Business collaboration spins around innovation hub

Innovative: Peter Maxwell, the man behind Waikato Innovation Park, spent 30 years as a banker before getting into the business development game.
Innovative: Peter Maxwell, the man behind Waikato Innovation Park, spent 30 years as a banker before getting into the business development game.

Kashka Tunstall meets Waikato Innovation Park's Peter Maxwell, who has spent more than a decade in the business of innovation. 

Stepping into Waikato Innovation Park, you can both feel and hear the hum of successful business collaboration.

There's busy chatter reverberating around the walls, the drum of feet pounding rapidly across the vinyl and the vibrant atmosphere of Kiwi businesses busy at what they do best - innovation.

After six years at New Zealand's only science park, the park's deputy chief executive, Peter Maxwell, is still feeling the energy.

The park is New Zealand's hub for ag-biotech business growth and sits on nearly 17 hectares of land beside the Ruakura Research Centre.

Officially opened in 2004, the park has grown to be home to 52 businesses and more than 350 staff.

Maxwell, 61, holds dual roles. As well as being park deputy chief executive he works around the Waikato and the Bay of Plenty delivering support as part of the Ministry of Business, Innovation and Employment's "regional business partner" scheme.

What he's discovered on his travels is a lack of synergy between two regions. He thinks they could benefit from each other if they collaborated more.

"The Kaimais are a lovely range of mountains but they act as more than just a physical barrier," he says. "They're a cultural barrier, a financial barrier. It's almost like a different country."

He also reckons the Waikato is "sadly lacking" in investment nous.

Maxwell was chief executive of the short-lived Greenfields Network, a Waikato investment angel group that was set up just as the global financial crisis hit.

"The timing was awful," he says.

"I'd like to think that we could get that going again because while there are business angel networks in Tauranga and up in Auckland, I think it would be good for Waikato to get its own."

He is looking into how he could start the network up again and says it would take 18 months before it could stand on its own two feet.

Maxwell spent 30 years as a banker before getting into the business development game.

He had worked in branch, regional and divisional banking with British bank Barclays but moved into the incubation business after being posted at the University of Bristol in the late 90s on secondment.

"Until then, universities had research and they had teaching but they were trying to start the commercialisation side of things," Maxwell says.

He worked with the university for two and a half years setting up the equivalent of WaikatoLink, Waikato University's commercialisation company.
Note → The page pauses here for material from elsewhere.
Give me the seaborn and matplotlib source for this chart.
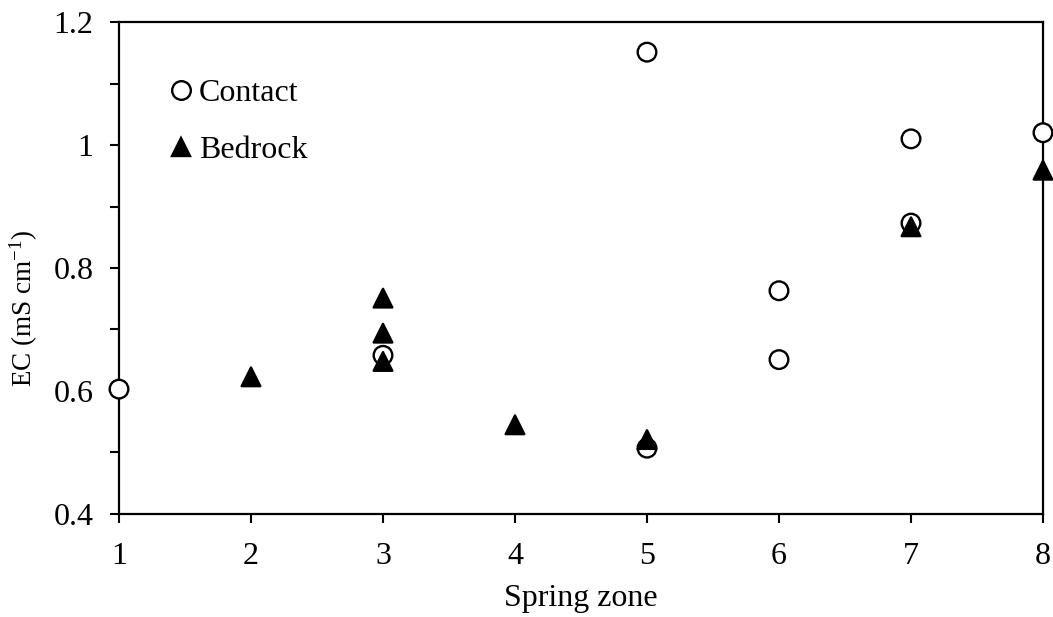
import matplotlib
matplotlib.use("Agg")
import matplotlib.pyplot as plt
import seaborn as sns
import pandas as pd
from matplotlib.ticker import MultipleLocator

# Electrical conductivity by spring zone
contact_zone = [1, 3, 5, 5, 6, 6, 7, 7, 8]
contact_ec = [0.603, 0.658, 1.151, 0.507, 0.763, 0.651, 1.010, 0.873, 1.020]

bedrock_zone = [2, 3, 3, 3, 4, 5, 7, 8]
bedrock_ec = [0.623, 0.751, 0.694, 0.648, 0.545, 0.521, 0.867, 0.959]

x_ticks = [1, 2, 3, 4, 5, 6, 7, 8]
y_ticks = [0.4, 0.6, 0.8, 1.0, 1.2]
y_tick_labels = ["0.4", "0.6", "0.8", "1", "1.2"]

df = pd.DataFrame({
    "zone": contact_zone + bedrock_zone,
    "ec": contact_ec + bedrock_ec,
    "type": ["Contact"] * len(contact_zone) + ["Bedrock"] * len(bedrock_zone),
})

sns.set_theme(style="ticks")
plt.rcParams["font.family"] = ["Liberation Serif", "DejaVu Serif"]
plt.rcParams["mathtext.fontset"] = "custom"
plt.rcParams["mathtext.rm"] = "Liberation Serif"
plt.rcParams["mathtext.it"] = "Liberation Serif:italic"
plt.rcParams["text.color"] = "black"
plt.rcParams["axes.labelcolor"] = "black"

fig = plt.figure(figsize=(10.53, 6.17), dpi=100)
ax = fig.add_axes([0.113, 0.167, 0.8775, 0.7973])

sns.scatterplot(
    data=df, x="zone", y="ec", hue="type", style="type",
    palette={"Contact": "white", "Bedrock": "black"},
    markers={"Contact": "o", "Bedrock": "^"},
    hue_order=["Contact", "Bedrock"], style_order=["Contact", "Bedrock"],
    s=180, edgecolor="black", linewidth=1.7, ax=ax,
)
for coll in ax.collections:
    coll.set_clip_on(False)
    coll.set_zorder(5)

ax.set_xlim(1, 8)
ax.set_ylim(0.4, 1.2)
ax.set_xticks(x_ticks)
ax.set_xticklabels([str(t) for t in x_ticks])
ax.set_yticks(y_ticks)
ax.set_yticklabels(y_tick_labels)
ax.yaxis.set_minor_locator(MultipleLocator(0.1))

ax.set_xlabel("Spring zone", fontsize=23, labelpad=9)
ax.set_ylabel(r"EC (mS cm$^{\mathrm{-1}}$)", fontsize=19.5, labelpad=12)
ax.yaxis.set_label_coords(-0.085, 0.419)

ax.tick_params(axis="x", which="major", direction="out", length=6.5, width=1.5,
               labelsize=23, colors="black", pad=14)
ax.tick_params(axis="y", which="major", direction="out", length=6.5, width=1.5,
               labelsize=23, colors="black", pad=12)
ax.tick_params(axis="y", which="minor", direction="out", length=6.5, width=1.5,
               colors="black")
for sp in ax.spines.values():
    sp.set_visible(True)
    sp.set_linewidth(1.6)
    sp.set_color("black")

handles, labels = ax.get_legend_handles_labels()
ax.legend(handles, labels, loc="upper left", bbox_to_anchor=(0.05, 0.885),
          frameon=False, fontsize=23, handlelength=1.0, handletextpad=0.05,
          labelspacing=0.86, markerscale=1.0, borderaxespad=0, borderpad=0)

fig.savefig("out.png", dpi=100)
And the job was a catalyst for a career change.

"Basically, when I got there I thought ‘Where has this been all my life?' I really enjoyed it," Maxwell says.

He says he ended up learning his own fair share at the university and when he was asked to run the intellectual property department, a daunting challenge, he had to think seriously about whether he was right for the role.

"I had 12 PhDs reporting to me so they did the science-y bit and I handled the dumb questions," he said.

But it was a good move. He found it an enjoyable job, and he was asked to set up two business incubators and raise £30 million for a science park.

It put him in good stead to vie for a similar position here when he and his Kiwi wife decided to move closer to their New Zealand family.

Maxwell arrived in the Waikato in 2006, joining the park as business incubation manager.

A science park, also known as a research or technology park, is a precinct with buildings dedicated to business-oriented scientific research.

Waikato's park was funded by the Government, the Hamilton City Council and WEL Energy Trust - each pledging $2 million.

The park is a type of business incubator - but not to the extent of Hamilton's Soda Inc.

"With an incubator, it's very prescriptive help," Maxwell says.

"It helps concentrate the mind when you know you have to stand in front of people and be held accountable.

"With incubators, one, it's getting advice and, two, it's helping you keep focused."

Traditional business incubators such as Soda Inc have a purging process that expels entrepreneurial business that aren't hitting targets, but Innovation Park has no such policy.

There is no maximum staying period - incubators will usually only keep you for a total of three years - no external board or panel to be held accountable to and, while Maxwell and his team are always on hand to give support, the level of involvement with park staff is completely up to the individual businesses.

One other important strength of the park Maxwell champions is the strong inter-business support network in place.

"Where else do you have a pool or a network of managing directors who are going through the same challenges and issues as you?"

Quite often, business leaders will talk to one another and bounce ideas around together, often linking up where they can to deliver on a project.

Meanwhile, that hum at Waikato Innovation Park is set to get louder, with plans for expansion next year.

Maxwell is keen to have at least one new building under construction this time next year.